The statute requires the TNC to advise the driver “that the driver’s personal automobile insurance policy will not provide coverage because the driver uses a vehicle in connection with a transportation network company’s online-enabled application or platform.” Thus, the statute permits (and perhaps mandates) personal automobile policies to exclude coverage for driving “in connection with . . . .”

When is driving “in connection with?” The “Case of the Yoga and Yoghurt” provides a good analogy. The basic rule is that collisions that occur while “coming and going” to and from work are not the responsibility of one’s employer. Simple commuting is not within the “scope of employment.” When, however, a person uses her automobile for work purposes, the rule completely changes. Judy Bamberger, an employee of an insurance company, used her car during work to visit clients and carry out other work-related chores. On her way home, she decided to stop for yoga and yoghurt. As she made a left turn, she collided with a motorcyclist. Is the employer responsible? “Yes.”

In Moradi v. Marsh USA, Inc., 210 Cal. App.4th 886 (2013), the court of appeal held that her driving fell within the scope of her employment because, since she used her car in her work, going to and from work conferred an “incidental benefit” on the employer. Put another way (although the court did not use these words), it was in connection with her employment.

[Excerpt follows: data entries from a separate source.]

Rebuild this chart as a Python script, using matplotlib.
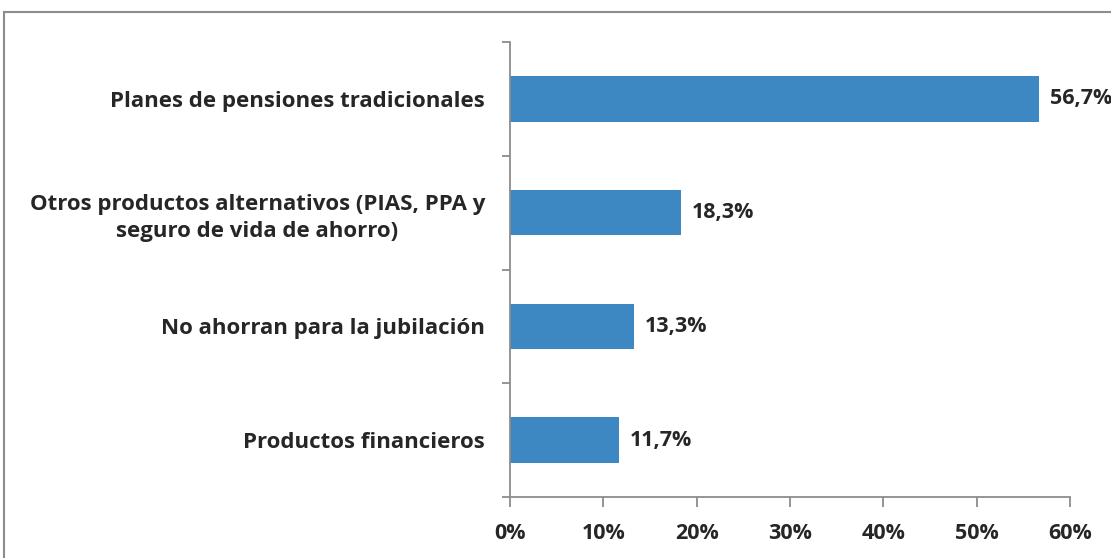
import numpy as np
import matplotlib.pyplot as plt
from matplotlib.patches import Rectangle
from matplotlib.ticker import FixedLocator, PercentFormatter

categories = [
    "Planes de pensiones tradicionales",
    "Otros productos alternativos (PIAS, PPA y\nseguro de vida de ahorro)",
    "No ahorran para la jubilación",
    "Productos financieros",
]
values = [56.7, 18.3, 13.3, 11.7]
value_labels = ["56,7%", "18,3%", "13,3%", "11,7%"]

plt.rcParams["font.family"] = ["Open Sans", "DejaVu Sans"]
text_color = "#262626"
axis_color = "#8c8c8c"
bar_color = "#3d87c3"

fig = plt.figure(figsize=(11.11, 5.58), dpi=100)
ax = fig.add_axes([0.459, 0.1093, 0.504, 0.8154])

y = np.arange(len(categories))
ax.barh(y, values, height=0.4, color=bar_color)
ax.set_ylim(len(categories) - 0.5, -0.5)
ax.set_xlim(0, 60)

for yi, v, lab in zip(y, values, value_labels):
    ax.annotate(lab, (v, yi), xytext=(8, 0), textcoords="offset points",
                va="center", ha="left", fontsize=15.5, fontweight="bold",
                color=text_color, annotation_clip=False)

ax.set_yticks(y)
ax.set_yticklabels(categories, fontsize=16, fontweight="bold",
                   color=text_color, linespacing=1.38)
for t in ax.get_yticklabels():
    t.set_multialignment("center")
ax.tick_params(axis="y", which="major", length=0, pad=18)
ax.yaxis.set_minor_locator(FixedLocator(np.arange(-0.5, len(categories), 1)))
ax.tick_params(axis="y", which="minor", length=6, color=axis_color, width=1.3)

ax.set_xticks(np.arange(0, 61, 10))
ax.xaxis.set_major_formatter(PercentFormatter(decimals=0))
ax.tick_params(axis="x", length=7, color=axis_color, width=1.3, pad=12,
               labelsize=15.5, labelcolor=text_color)
for t in ax.get_xticklabels():
    t.set_fontweight("bold")

for side in ["top", "right"]:
    ax.spines[side].set_visible(False)
for side in ["left", "bottom"]:
    ax.spines[side].set_color(axis_color)
    ax.spines[side].set_linewidth(1.3)

fig.patches.append(Rectangle((4 / 1111, -0.1), 1.1, 1.1 - 12 / 558,
                             transform=fig.transFigure, fill=False,
                             edgecolor="#8c8c8c", linewidth=1.5))

fig.savefig("out.png", dpi=100)
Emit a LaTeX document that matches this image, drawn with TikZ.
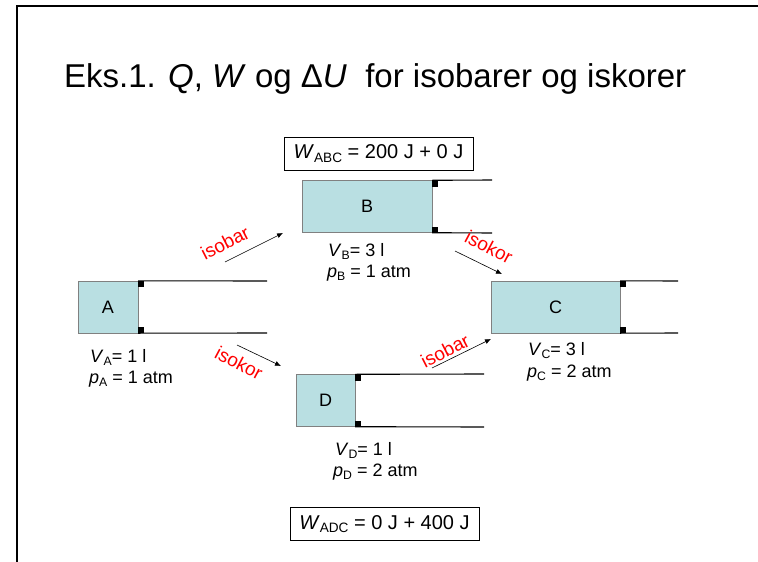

It would seem to follow that if one must use a car in an activity (such as TNC driving), then going to or from that activity is “in connection with” the activity. Because Period One (Log On) is part of a TNC’s “online-enabled application or platform,” driving to a surge zone with the intention of logging onto the app upon arrival is driving “in connection with” driving during Period One. If this analysis is correct, it again undermines the clarity of the App On/App Off bookends.

It seems clear what the drafters had in mind, so this ambiguity could be remedied by clearly defining the meaning of “in connection with” – perhaps next legislative session. In the meantime, those considering using California’s law as a model may want to avoid importing this ambiguity.